No, you don't. It's not mandatory to put firmware into the kernel.

----------

## rhumbliner

then i'm really confused by this.  how is this firmware eventually loaded onto the card?  does modprobe do this?  if so, what mechanism must i enable to make this happen?

----------

## Gusar

Newest kernels load firmware themselves. If that fails, or if you're using a kernel older than 3.8, it will ask udev (or mdev if that's what you use) to do it.

----------

## rhumbliner

well, this has been a learning process.  i've since discovered that i didn't need to do all this firmware extraction manually.  it's all handled automatically with the b43-firmware package which i've since emerged.  now i'm having problems loading, but i'm a little further along.  i'll call this thread finished since emerging the package is the smart way to go and i'll start a new topic for the next step.

thanks!

----------

## sirnickity

FYI, the X Configuration Handbook page says to include /lib/firmware in kernel blobs directory.  If that's no longer the case, that doc might need to be changed.  (That's what brought me here... read the doc, edited .config, compiled kernel, gcc crashed, found related forum post, confirmed out of memory, found another similar post, confirmed it was due to /lib/firmware setting.)

Ref: https://wiki.gentoo.org/wiki/Xorg/Configuration under Kernel Modesetting, AMD/ATI settings.

----------

## 666threesixes666

out of memory will occur with swapoff and not enough ram also.  ensure you have swap space!

wifi wiki explains b43 pretty well also....  https://wiki.gentoo.org/wiki/Wifi

----------

## sirnickity

If you specify the /lib/firmware directory and don't specify particular firmware blobs to include, it will add everything in /lib/firmware, consuming multiple GB of RAM/swap.  (About 5GB combined on my system.)
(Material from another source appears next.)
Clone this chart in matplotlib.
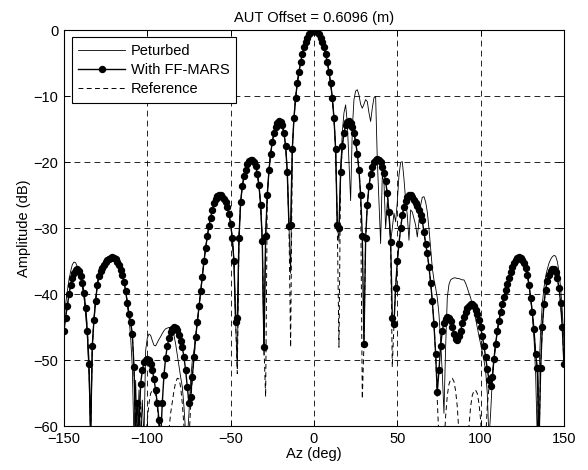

It wasn't entirely clear how you're supposed to specify blobs by the link I posted previously, just a vague comment that makes more sense once you know what it is.  Once I specified only the files I cared about (radeon/R600_rlc.bin and friends, in my case), the kernel compiled successfully.

This has nothing to do with B43, but the same rules will apply for any kernel module that requires firmware.  Since I missed the part where you're supposed to specify blobs, I suspect others have/will too, so hopefully this will make good Google fodder...

----------